The cheapest service plan--one negotiated by the City of Houston--in the entire deregulated market is about 35 percent more expensive. What accounts for this difference? "[T]he energy being sold in the deregulated service areas didn't cost any more to produce than in the regulated areas," says [Carol Biedrzycki, executive director of Texas Ratepayers' Organization to Save Electricity, or Texas ROSE]. "The difference is in the way the pricing is established." In the deregulated market, economists and industry experts say, expensive natural gas-fueled plants generally act on the "margin" to set the wholesale price that retail power companies must pay for all power generation.
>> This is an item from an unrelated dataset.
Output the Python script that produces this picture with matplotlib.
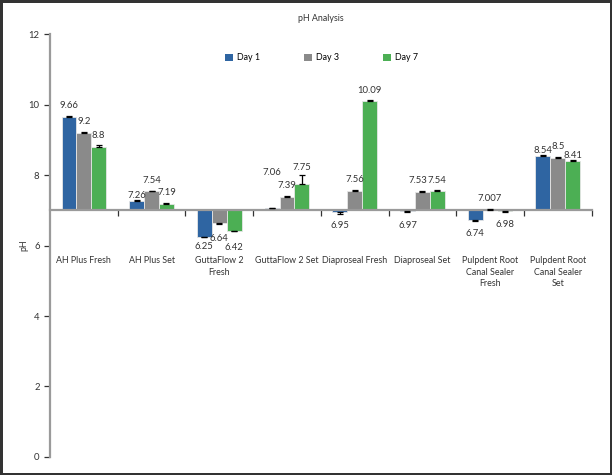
import numpy as np
import matplotlib
matplotlib.use("Agg")
import matplotlib.pyplot as plt
from matplotlib.patches import Patch

plt.rcParams["font.family"] = ["Lato", "DejaVu Sans"]

categories = [
    "AH Plus Fresh", "AH Plus Set", "GuttaFlow 2\nFresh", "GuttaFlow 2 Set",
    "Diaproseal Fresh", "Diaproseal Set", "Pulpdent Root\nCanal Sealer\nFresh",
    "Pulpdent Root\nCanal Sealer\nSet",
]
series = ["Day 1", "Day 3", "Day 7"]
day1 = [9.66, 7.26, 6.25, 7.06, 6.95, 6.97, 6.74, 8.54]
day3 = [9.2, 7.54, 6.64, 7.39, 7.56, 7.53, 7.007, 8.5]
day7 = [8.8, 7.19, 6.42, 7.75, 10.09, 7.54, 6.98, 8.41]
err1 = [0.02, 0.02, 0.02, 0.02, 0.04, 0.02, 0.05, 0.02]
err3 = [0.02, 0.02, 0.02, 0.02, 0.02, 0.02, 0.02, 0.02]
err7 = [0.05, 0.02, 0.02, 0.25, 0.03, 0.05, 0.02, 0.02]
labels1 = ["9.66", "7.26", "6.25", "7.06", "6.95", "6.97", "6.74", "8.54"]
labels3 = ["9.2", "7.54", "6.64", "7.39", "7.56", "7.53", "7.007", "8.5"]
labels7 = ["8.8", "7.19", "6.42", "7.75", "10.09", "7.54", "6.98", "8.41"]
yticks = [0, 2, 4, 6, 8, 10, 12]

base = 7.0
colors = ["#2f65a2", "#8a8a8a", "#4caf54"]
values = [day1, day3, day7]
errors = [err1, err3, err7]
labels = [labels1, labels3, labels7]

# label offsets in points (Excel labels were nudged by hand in places)
up_pt, down_pt = 8, -10
nudge = {(0, 1): 4, (0, 3): 26, (0, 7): 4, (2, 3): 12, (2, 7): 4,
         (0, 2): -7, (1, 2): -11, (2, 2): -12}
fs = 6.4

fig = plt.figure(figsize=(6.12, 4.75), dpi=100)
fig.patch.set_edgecolor("#333333")
fig.patch.set_linewidth(2.5)
ax = fig.add_axes([0.0817, 0.038, 0.885, 0.89])

x = np.arange(len(categories))
w = 0.22
for i, (vals, errs, col) in enumerate(zip(values, errors, colors)):
    vals = np.array(vals)
    h = vals - base
    xs = x + (i - 1) * w
    ax.bar(xs, h, w, bottom=base, color=col, edgecolor="#e6e6e6",
           linewidth=0.6, zorder=2, label=series[i])
    lo = np.where(h < 0, errs, 0)
    hi = np.where(h >= 0, errs, 0)
    ax.errorbar(xs, vals, yerr=[lo, hi], fmt="none", ecolor="black",
                elinewidth=0.9, capsize=2.5, capthick=0.9, zorder=3)
    for j, (xx, v) in enumerate(zip(xs, vals)):
        off = nudge.get((i, j), up_pt if v >= base else down_pt)
        dx = -3 if (i, j) == (1, 5) else 0
        ax.annotate(labels[i][j], (xx, v), xytext=(dx, off),
                    textcoords="offset points", ha="center", va="center",
                    fontsize=fs + 0.4, color="#333333")

ax.set_xlim(-0.5, len(categories) - 0.5)
ax.set_ylim(0, 12)
ax.set_yticks(yticks)
ax.tick_params(axis="y", labelsize=fs + 0.4, length=4, width=0.9,
               colors="#333333", direction="out")

ax.spines["top"].set_visible(False)
ax.spines["right"].set_visible(False)
ax.spines["left"].set_color("#9a9a9a")
ax.spines["left"].set_linewidth(1.6)
ax.spines["bottom"].set_position(("data", base))
ax.spines["bottom"].set_color("#9a9a9a")
ax.spines["bottom"].set_linewidth(1.6)

ax.set_xticks(x)
ax.set_xticklabels(categories, fontsize=fs, color="#333333", linespacing=1.35)
ax.tick_params(axis="x", which="major", length=0, pad=33)
ax.set_xticks(np.arange(0.5, len(categories)), minor=True)
ax.tick_params(axis="x", which="minor", length=4, width=0.9, color="#333333",
               direction="out")

ax.set_ylabel("pH", fontsize=fs, color="#333333", labelpad=0)
fig.text(0.525, 0.962, "pH Analysis", ha="center", va="center", fontsize=fs,
         color="#333333")

handles = [Patch(facecolor=c, edgecolor="none") for c in colors]
fig.legend(handles, series, loc="center", bbox_to_anchor=(0.525, 0.878),
           ncol=3, frameon=False, fontsize=fs, handlelength=0.9,
           handleheight=0.9, handletextpad=0.4, columnspacing=5.0)

fig.savefig("out.png", dpi=100)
Even though it's currently much less expensive to create electricity from coal and nuclear generators, costly natural gas plants control the market price.
"[O]wners of nuclear and coal plants have no incentive to charge anything less than the gas-based market price [to retailers]," as the Association of Electric Companies of Texas explained in a presentation to lawmakers recently.
Electric rates per kilowatt hour are typically higher in deregulated parts of Texas than in electric cooperatives and cities like Austin and San Antonio with municipal utilities.
- Austin: 9.32 cents
- San Antonio: 8.62 cents
- Entergy-Texas (Woodlands/Beaumont): 11.33 cents
- Pedernales Electric Cooperative: 10.67 cents
Houston: Range 11.1 - 14.5 cents; average 12.65 cents Dallas-Fort Worth: Range 10.7 -14.3 cents; average 12.18 cents
September prices, based on 1,000 kilowatt hours monthly use, including fees. Unregulated prices are for 12-month fixed plans. Lower rates are available on month-to-month plans.